Making Sense of Myriad Models
What you need to know about all those COVID-19 predictions.
Four months ago, it was unimaginable that the public would be routinely grappling with terms like “R0” or contemplating logarithmic curves. But epidemiological models and their predictions are now regular fodder for the news and social media debates. These models can be confusing for nonexperts, so Justin Lessler and Elizabeth Lee of the Bloomberg School’s Infectious Disease Dynamics group clarify things by highlighting four important considerations.

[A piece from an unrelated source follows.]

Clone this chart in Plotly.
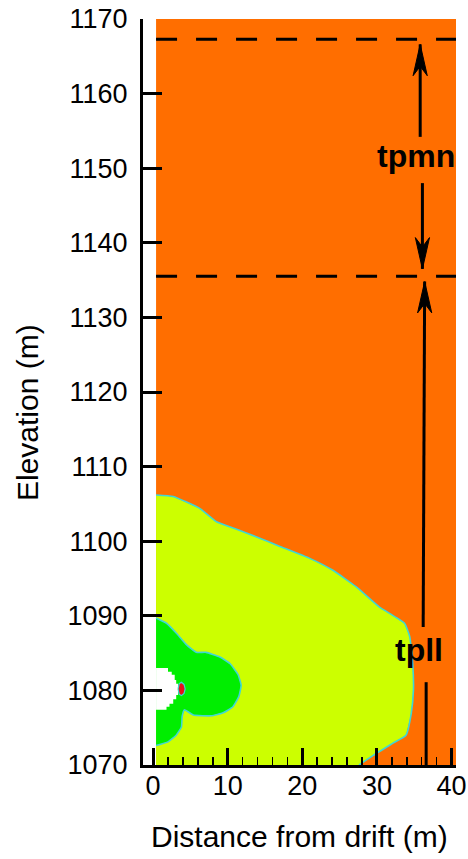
import plotly.graph_objects as go

# ---- data (metres) ----
DOMAIN_X = [0.4, 40.6]
DOMAIN_Y = [1070, 1170]

# yellow-green zone boundary (from left edge, around, to bottom edge)
YG_X = [0.4, 2.7, 6.25, 8.5, 11.2, 13.8, 17.0, 21.0, 24.1, 27.2, 30.3, 33.7, 34.4, 34.8, 34.9, 34.6, 33.9, 32.1, 29.5, 27.9, 27.6]
YG_Y = [1106.2, 1106.0, 1104.4, 1102.6, 1101.6, 1100.6, 1099.3, 1097.7, 1096.1, 1093.9, 1091.2, 1089.0, 1087.2, 1083.6, 1080.1, 1076.9, 1074.0, 1072.9, 1071.3, 1070.2, 1070.0]

# green zone boundary
GR_X = [0.4, 1.8, 3.1, 4.5, 5.8, 7.1, 8.9, 10.3, 11.4, 11.8, 11.5, 10.7, 9.4, 7.8, 5.4, 4.2, 3.9, 3.8, 3.1, 2.0, 0.4]
GR_Y = [1089.7, 1089.0, 1087.7, 1086.1, 1085.1, 1085.1, 1084.5, 1083.6, 1082.1, 1080.7, 1079.2, 1077.8, 1077.0, 1076.6, 1076.7, 1077.4, 1076.5, 1075.1, 1074.0, 1073.1, 1072.6]

# drift opening (white, stair-stepped grid cells)
DR_X = [0.4, 2.0, 2.0, 2.5, 2.5, 2.9, 2.9, 3.1, 3.1, 3.35, 3.35, 3.1, 3.1, 2.7, 2.7, 2.2, 2.2, 1.8, 1.8, 0.4]
DR_Y = [1083.0, 1083.0, 1082.5, 1082.5, 1082.1, 1082.1, 1081.4, 1081.4, 1080.9, 1080.9, 1079.4, 1079.4, 1078.8, 1078.8, 1078.2, 1078.2, 1077.8, 1077.8, 1077.4, 1077.4]

# small red zone next to the drift
RD_X = [3.35, 3.5, 3.8, 4.15, 4.3, 4.15, 3.8, 3.5, 3.35]
RD_Y = [1080.2, 1080.9, 1081.1, 1080.8, 1080.2, 1079.6, 1079.3, 1079.5, 1080.2]

# unit contacts (dashed)
CONTACTS = [1167.3, 1135.5]

# arrows: (x_tail, y_tail, x_tip, y_tip)
ARROWS = [
    (35.8, 1154.2, 35.8, 1166.6),
    (36.1, 1148.0, 36.1, 1136.5),
    (36.2, 1088.5, 36.4, 1134.8),
]
SEGMENTS = [(36.6, 1081.1, 36.6, 1070.0)]

LABELS = ["tpmn", "tpll"]
LABEL_X = [35.2, 35.7]
LABEL_Y = [1151.7, 1085.4]

X_TICKS = [0, 10, 20, 30, 40]
Y_TICKS = list(range(1070, 1171, 10))

X_TITLE = "Distance from drift (m)"
Y_TITLE = "Elevation (m)"

ORANGE = "#FF6E00"
YELLOW = "#CCFF00"
GREEN = "#00EE00"
RED = "#E8101A"
CYAN = "#3FD6D6"
FONT = "Liberation Sans"

fig = go.Figure()

# background zone
fig.add_trace(go.Scatter(
    x=[DOMAIN_X[0], DOMAIN_X[1], DOMAIN_X[1], DOMAIN_X[0], DOMAIN_X[0]],
    y=[DOMAIN_Y[0], DOMAIN_Y[0], DOMAIN_Y[1], DOMAIN_Y[1], DOMAIN_Y[0]],
    fill="toself", fillcolor=ORANGE, mode="lines", line=dict(width=0),
    hoverinfo="skip"))

def zone(xs, ys, color, close_x=None, close_y=None):
    px = list(xs) + ([close_x] if close_x is not None else [])
    py = list(ys) + ([close_y] if close_y is not None else [])
    fig.add_trace(go.Scatter(x=px, y=py, fill="toself", fillcolor=color,
                             mode="lines", line=dict(width=0), hoverinfo="skip"))
    fig.add_trace(go.Scatter(x=xs, y=ys, mode="lines", line_shape="spline",
                             line=dict(color=CYAN, width=1.6, smoothing=0.4),
                             hoverinfo="skip"))

zone(YG_X, YG_Y, YELLOW, DOMAIN_X[0], DOMAIN_Y[0])
zone(GR_X, GR_Y, GREEN)
fig.add_trace(go.Scatter(x=DR_X, y=DR_Y, fill="toself", fillcolor="white",
                         mode="lines", line=dict(width=0), hoverinfo="skip"))
fig.add_trace(go.Scatter(x=RD_X, y=RD_Y, fill="toself", fillcolor=RED,
                         mode="lines", line=dict(color=CYAN, width=1.2), hoverinfo="skip"))

# dashed contacts
for yc in CONTACTS:
    fig.add_trace(go.Scatter(x=[DOMAIN_X[0], DOMAIN_X[1]], y=[yc, yc], mode="lines",
                             line=dict(color="black", width=3, dash="21px,19px"),
                             hoverinfo="skip"))

# arrows
HEAD_L = 4.2
HEAD_W = 0.95
for (x0, y0, x1, y1) in ARROWS + SEGMENTS:
    fig.add_trace(go.Scatter(x=[x0, x1], y=[y0, y1], mode="lines",
                             line=dict(color="black", width=3), hoverinfo="skip"))
for (x0, y0, x1, y1) in ARROWS:
    s = 1 if y1 > y0 else -1
    hx = [x1, x1 - HEAD_W, x1, x1 + HEAD_W, x1]
    hy = [y1, y1 - s * HEAD_L, y1 - s * HEAD_L * 0.7, y1 - s * HEAD_L, y1]
    fig.add_trace(go.Scatter(x=hx, y=hy, fill="toself", fillcolor="black",
                             mode="lines", line=dict(color="black", width=1),
                             hoverinfo="skip"))

for t, lx, ly in zip(LABELS, LABEL_X, LABEL_Y):
    fig.add_annotation(x=lx, y=ly, text=f"<b>{t}</b>", showarrow=False,
                       font=dict(size=32, color="black", family=FONT))

# axis titles
fig.add_annotation(xref="paper", yref="paper", x=0.5, y=0, yshift=-71,
                   xanchor="center", yanchor="middle", showarrow=False,
                   text=X_TITLE, font=dict(size=30, color="black", family=FONT))
fig.add_annotation(xref="paper", yref="paper", x=0, y=0.4718, xshift=-116,
                   xanchor="center", yanchor="middle", showarrow=False, textangle=-90,
                   text=Y_TITLE, font=dict(size=30, color="black", family=FONT))

fig.update_layout(
    width=468, height=859, showlegend=False,
    margin=dict(l=143, r=11.5, t=19, b=94),
    plot_bgcolor="white", paper_bgcolor="white",
    font=dict(family=FONT, size=27, color="black"),
)
fig.update_xaxes(
    range=[-1.35, 40.6], tickvals=X_TICKS, ticks="inside", ticklen=17, tickwidth=3,
    tickcolor="black", showline=True, linewidth=3, linecolor="black",
    showgrid=False, zeroline=False, automargin=False, ticklabeloverflow="allow",
    minor=dict(ticks="inside", dtick=2, tick0=0, ticklen=8, tickwidth=1.5, tickcolor="black", showgrid=False),
    tickfont=dict(size=27), ticklabelstandoff=-5,
)
fig.update_yaxes(
    range=[1070, 1170], tickvals=Y_TICKS, ticks="inside", ticklen=19, tickwidth=3,
    tickcolor="black", showline=True, linewidth=3, linecolor="black",
    showgrid=False, zeroline=False, automargin=False, ticklabeloverflow="allow",
    tickfont=dict(size=27), ticklabelstandoff=7,
)

# remove the default page margin so the figure sits at the window origin
fig.write_html("out.html", config={"displayModeBar": False, "staticPlot": True},
               post_script="document.body.style.margin='0px';document.body.style.overflow='hidden';")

Different models make different assumptions. Modeling explores questions ranging from how long infected individuals are contagious to the effectiveness of stay-at-home orders. In each case, one must define the current situation and likely future conditions before making projections. For example, a model of viral spread might assume that a community mostly stays continuously sequestered—a reasonable short-term assumption that starts falling apart as months pass. Lee thinks modelers must be clear about the “ground rules” they’re following: “There needs to be more of an upfront statement about what assumptions are being made and what the model can or can’t do.”

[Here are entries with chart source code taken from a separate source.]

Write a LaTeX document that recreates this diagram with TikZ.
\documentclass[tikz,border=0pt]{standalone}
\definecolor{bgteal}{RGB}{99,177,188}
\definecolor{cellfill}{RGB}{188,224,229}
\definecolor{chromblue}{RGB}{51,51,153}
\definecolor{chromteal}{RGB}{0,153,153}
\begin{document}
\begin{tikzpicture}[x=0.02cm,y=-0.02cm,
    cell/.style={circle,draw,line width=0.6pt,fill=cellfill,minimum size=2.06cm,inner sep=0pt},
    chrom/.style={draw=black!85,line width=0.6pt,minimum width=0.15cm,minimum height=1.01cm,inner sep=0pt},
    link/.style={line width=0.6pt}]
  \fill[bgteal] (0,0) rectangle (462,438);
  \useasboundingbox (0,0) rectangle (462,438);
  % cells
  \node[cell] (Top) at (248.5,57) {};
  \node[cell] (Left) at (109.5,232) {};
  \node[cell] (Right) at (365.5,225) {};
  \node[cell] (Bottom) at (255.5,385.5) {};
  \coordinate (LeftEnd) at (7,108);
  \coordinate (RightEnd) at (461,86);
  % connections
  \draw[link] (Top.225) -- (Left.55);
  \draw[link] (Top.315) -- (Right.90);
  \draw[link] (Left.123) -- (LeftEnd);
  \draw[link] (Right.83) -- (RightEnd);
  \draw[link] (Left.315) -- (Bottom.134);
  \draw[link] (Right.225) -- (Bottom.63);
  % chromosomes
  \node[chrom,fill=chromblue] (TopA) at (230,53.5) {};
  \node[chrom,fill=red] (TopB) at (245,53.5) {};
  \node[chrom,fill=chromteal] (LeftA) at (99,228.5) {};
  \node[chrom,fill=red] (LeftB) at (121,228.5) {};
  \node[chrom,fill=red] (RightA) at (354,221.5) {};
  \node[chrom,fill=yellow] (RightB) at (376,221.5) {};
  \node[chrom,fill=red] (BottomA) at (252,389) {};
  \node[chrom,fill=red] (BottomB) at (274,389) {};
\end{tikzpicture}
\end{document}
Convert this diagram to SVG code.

Models are built on incomplete information. Lessler sees a Catch-22 in pandemic modeling: “Models are most useful when we have the least data on which to base our decisions,” he says, “but that’s also when the models are the least well-informed.” With SARS-CoV-2, scientists have had to learn on the fly about fundamentals like how the coronavirus is transmitted or persists in different environments. Along the way, they have gained clarity on things like the infection fatality rate—estimated between 0.5% and 1% of infections—and the role of superspreading events. These insights are helpful for gaming things out, but researchers still lack critical information, including how widespread and durable post-infection immunity is.
Insights may not be broadly generalizable. Researchers initially leaned heavily on early findings from China and Italy. But the resulting models may not be directly comparable to other regions. Lee cites differences in pandemic countermeasures and health care systems—including patient treatment protocols and access to testing —as important confounders. Many other factors shape public health as well. Lessler notes, for example, that it remains unclear why New York City experienced such a severe crisis relative to other U.S. cities. “Maybe the disease isn’t as transmissible in less dense areas as [it is] in denser areas, or maybe there’s a big effect of climate,” he says. “But we are still figuring that out.”

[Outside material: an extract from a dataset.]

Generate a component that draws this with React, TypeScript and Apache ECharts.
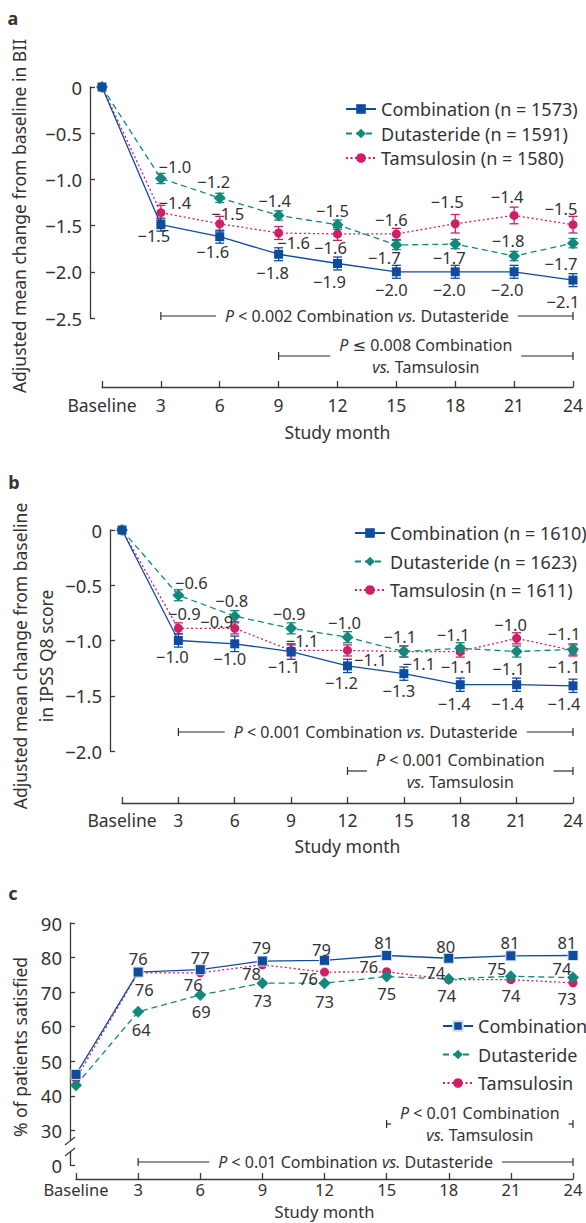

Predictions are not prophecies. Nonscientists may be confused by the idea that “good” models often fail to predict actual outcomes. The reason is that these models are also guiding policy; for example, efforts to flatten the curve have helped prevent worst-case forecasts of infection and mortality from transpiring. “We did the things that the model suggested we should do to avoid this fate,” says Lessler. Similarly, models whose predictions shift greatly over time may be misperceived as unreliable, but Lee points out that this is simply a matter of evolution as new knowledge comes to light. “It’s a very iterative process,” she says. “You’re going to have to revise the model’s structure and assumptions all the time.”